Records with drawing code
>> Start
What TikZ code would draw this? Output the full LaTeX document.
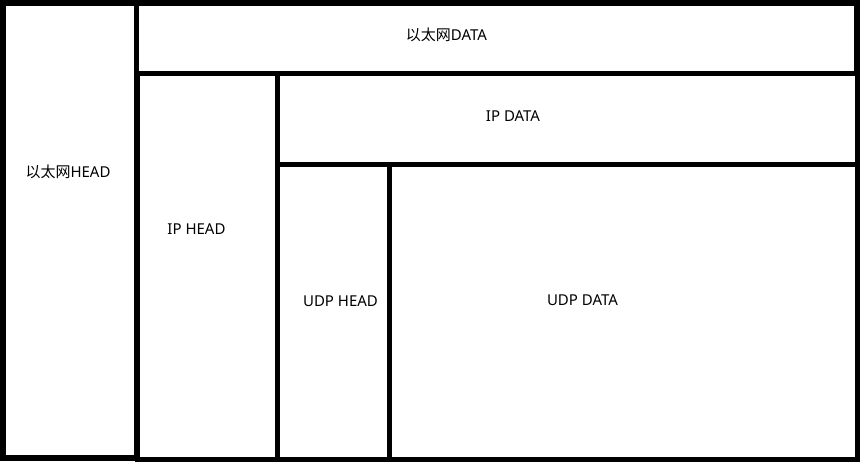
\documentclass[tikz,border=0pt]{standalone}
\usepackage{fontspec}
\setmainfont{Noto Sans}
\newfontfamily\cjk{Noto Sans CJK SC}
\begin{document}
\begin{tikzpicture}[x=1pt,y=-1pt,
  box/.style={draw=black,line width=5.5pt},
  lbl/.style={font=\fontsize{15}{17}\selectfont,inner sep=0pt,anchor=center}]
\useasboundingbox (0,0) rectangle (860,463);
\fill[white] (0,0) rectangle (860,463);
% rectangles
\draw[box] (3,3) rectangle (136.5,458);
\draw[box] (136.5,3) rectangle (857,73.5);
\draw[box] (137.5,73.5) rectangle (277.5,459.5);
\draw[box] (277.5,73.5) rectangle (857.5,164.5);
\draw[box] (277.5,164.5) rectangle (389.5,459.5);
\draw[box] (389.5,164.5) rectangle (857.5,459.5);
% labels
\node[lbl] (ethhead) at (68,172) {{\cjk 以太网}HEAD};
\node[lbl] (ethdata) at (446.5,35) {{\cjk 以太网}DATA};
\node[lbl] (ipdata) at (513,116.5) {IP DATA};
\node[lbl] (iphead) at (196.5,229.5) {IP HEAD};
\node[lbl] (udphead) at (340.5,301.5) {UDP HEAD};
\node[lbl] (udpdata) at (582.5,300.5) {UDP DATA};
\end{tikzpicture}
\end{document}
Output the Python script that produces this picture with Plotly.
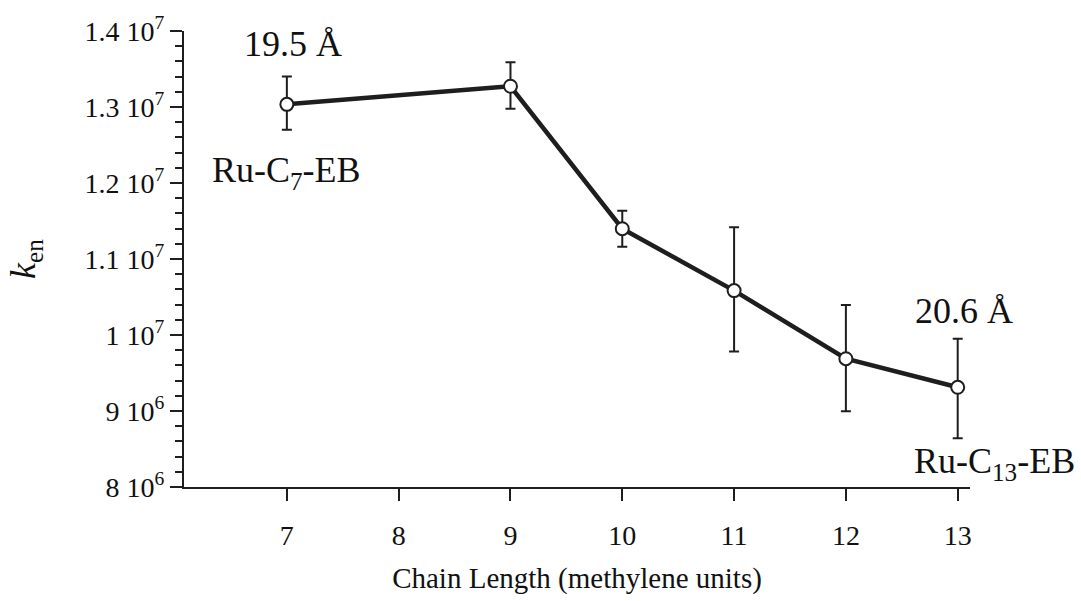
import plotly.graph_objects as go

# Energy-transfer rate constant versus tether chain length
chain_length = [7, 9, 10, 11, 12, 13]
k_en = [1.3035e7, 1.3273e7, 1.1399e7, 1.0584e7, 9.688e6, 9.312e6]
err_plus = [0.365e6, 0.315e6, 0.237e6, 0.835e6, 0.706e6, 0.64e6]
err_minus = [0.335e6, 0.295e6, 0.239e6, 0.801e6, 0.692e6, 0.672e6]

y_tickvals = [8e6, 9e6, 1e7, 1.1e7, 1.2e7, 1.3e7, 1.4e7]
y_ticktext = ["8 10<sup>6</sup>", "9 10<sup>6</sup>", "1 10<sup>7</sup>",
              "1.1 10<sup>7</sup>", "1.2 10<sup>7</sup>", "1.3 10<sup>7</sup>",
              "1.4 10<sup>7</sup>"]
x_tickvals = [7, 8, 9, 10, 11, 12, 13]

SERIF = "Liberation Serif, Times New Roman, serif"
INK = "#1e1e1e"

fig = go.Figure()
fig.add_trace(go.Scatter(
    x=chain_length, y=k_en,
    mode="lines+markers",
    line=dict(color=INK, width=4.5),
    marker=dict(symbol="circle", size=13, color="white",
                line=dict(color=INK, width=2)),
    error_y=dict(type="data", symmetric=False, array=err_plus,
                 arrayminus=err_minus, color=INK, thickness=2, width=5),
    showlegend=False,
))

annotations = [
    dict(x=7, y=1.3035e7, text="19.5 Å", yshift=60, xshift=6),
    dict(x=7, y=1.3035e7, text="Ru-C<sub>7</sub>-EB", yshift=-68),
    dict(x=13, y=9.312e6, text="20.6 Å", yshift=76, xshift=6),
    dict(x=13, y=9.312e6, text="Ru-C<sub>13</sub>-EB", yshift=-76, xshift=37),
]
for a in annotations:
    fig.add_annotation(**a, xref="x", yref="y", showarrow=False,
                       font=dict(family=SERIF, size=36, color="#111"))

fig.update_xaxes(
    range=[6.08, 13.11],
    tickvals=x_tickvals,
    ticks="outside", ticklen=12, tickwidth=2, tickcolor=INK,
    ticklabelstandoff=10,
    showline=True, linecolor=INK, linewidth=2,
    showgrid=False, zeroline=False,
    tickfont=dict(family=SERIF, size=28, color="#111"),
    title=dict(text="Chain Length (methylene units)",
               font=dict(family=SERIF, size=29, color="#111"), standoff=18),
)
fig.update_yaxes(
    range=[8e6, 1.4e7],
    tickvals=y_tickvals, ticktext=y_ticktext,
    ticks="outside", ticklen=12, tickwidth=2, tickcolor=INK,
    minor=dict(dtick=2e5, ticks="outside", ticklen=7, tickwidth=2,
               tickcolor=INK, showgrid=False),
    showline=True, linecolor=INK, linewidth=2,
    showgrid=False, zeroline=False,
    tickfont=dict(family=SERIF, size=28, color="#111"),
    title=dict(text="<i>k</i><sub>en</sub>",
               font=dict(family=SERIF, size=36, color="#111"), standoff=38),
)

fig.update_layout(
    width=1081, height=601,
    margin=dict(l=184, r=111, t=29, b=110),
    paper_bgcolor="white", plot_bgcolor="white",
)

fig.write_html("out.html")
>> End
PROBLEM TO WORK ON
Transcribe only the lines above that start at the line containing "Output the Python" and end at the line containing "0.801e6, 0.692e6, 0.672e6]". Omit pictures.

EXERCISE SOLUTION
Output the Python script that produces this picture with Plotly.
import plotly.graph_objects as go

# Energy-transfer rate constant versus tether chain length
chain_length = [7, 9, 10, 11, 12, 13]
k_en = [1.3035e7, 1.3273e7, 1.1399e7, 1.0584e7, 9.688e6, 9.312e6]
err_plus = [0.365e6, 0.315e6, 0.237e6, 0.835e6, 0.706e6, 0.64e6]
err_minus = [0.335e6, 0.295e6, 0.239e6, 0.801e6, 0.692e6, 0.672e6]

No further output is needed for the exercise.